# [Material]
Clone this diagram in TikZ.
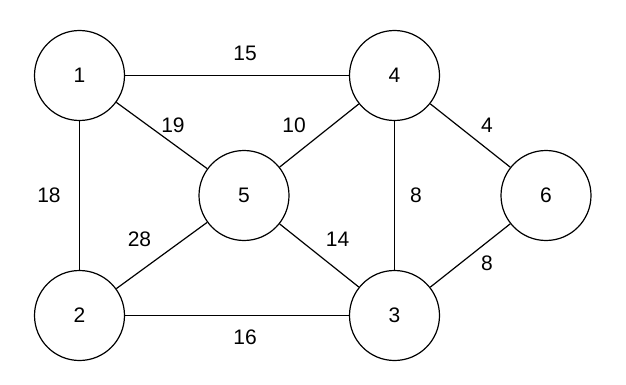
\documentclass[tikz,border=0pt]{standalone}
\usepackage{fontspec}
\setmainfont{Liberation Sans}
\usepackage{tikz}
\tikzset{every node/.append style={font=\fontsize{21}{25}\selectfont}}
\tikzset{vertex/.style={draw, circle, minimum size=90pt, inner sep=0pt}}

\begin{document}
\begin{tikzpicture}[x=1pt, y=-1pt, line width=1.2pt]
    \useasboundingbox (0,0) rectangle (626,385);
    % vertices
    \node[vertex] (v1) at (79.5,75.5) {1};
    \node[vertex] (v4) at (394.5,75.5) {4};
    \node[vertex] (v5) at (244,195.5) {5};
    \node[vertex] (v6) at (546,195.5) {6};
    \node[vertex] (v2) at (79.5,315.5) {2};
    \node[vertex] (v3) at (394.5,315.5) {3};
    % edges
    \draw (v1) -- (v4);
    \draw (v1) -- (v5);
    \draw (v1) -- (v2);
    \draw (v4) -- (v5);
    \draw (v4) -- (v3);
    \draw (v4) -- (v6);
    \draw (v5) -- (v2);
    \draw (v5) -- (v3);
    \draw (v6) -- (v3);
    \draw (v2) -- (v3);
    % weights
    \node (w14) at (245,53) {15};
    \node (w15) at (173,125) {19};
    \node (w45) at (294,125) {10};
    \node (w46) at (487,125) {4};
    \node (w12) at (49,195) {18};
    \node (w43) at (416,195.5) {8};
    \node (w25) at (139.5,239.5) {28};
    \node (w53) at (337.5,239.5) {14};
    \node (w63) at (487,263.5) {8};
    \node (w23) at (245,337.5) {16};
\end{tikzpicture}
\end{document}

# [Aim]
All the material shown above is to be copied exactly, with no pictures carried over.

# [The output]
Clone this diagram in TikZ.
\documentclass[tikz,border=0pt]{standalone}
\usepackage{fontspec}
\setmainfont{Liberation Sans}
\usepackage{tikz}
\tikzset{every node/.append style={font=\fontsize{21}{25}\selectfont}}
\tikzset{vertex/.style={draw, circle, minimum size=90pt, inner sep=0pt}}

\begin{document}
\begin{tikzpicture}[x=1pt, y=-1pt, line width=1.2pt]
    \useasboundingbox (0,0) rectangle (626,385);
    % vertices
    \node[vertex] (v1) at (79.5,75.5) {1};
    \node[vertex] (v4) at (394.5,75.5) {4};
    \node[vertex] (v5) at (244,195.5) {5};
    \node[vertex] (v6) at (546,195.5) {6};
    \node[vertex] (v2) at (79.5,315.5) {2};
    \node[vertex] (v3) at (394.5,315.5) {3};
    % edges
    \draw (v1) -- (v4);
    \draw (v1) -- (v5);
    \draw (v1) -- (v2);
    \draw (v4) -- (v5);
    \draw (v4) -- (v3);
    \draw (v4) -- (v6);
    \draw (v5) -- (v2);
    \draw (v5) -- (v3);
    \draw (v6) -- (v3);
    \draw (v2) -- (v3);
    % weights
    \node (w14) at (245,53) {15};
    \node (w15) at (173,125) {19};
    \node (w45) at (294,125) {10};
    \node (w46) at (487,125) {4};
    \node (w12) at (49,195) {18};
    \node (w43) at (416,195.5) {8};
    \node (w25) at (139.5,239.5) {28};
    \node (w53) at (337.5,239.5) {14};
    \node (w63) at (487,263.5) {8};
    \node (w23) at (245,337.5) {16};
\end{tikzpicture}
\end{document}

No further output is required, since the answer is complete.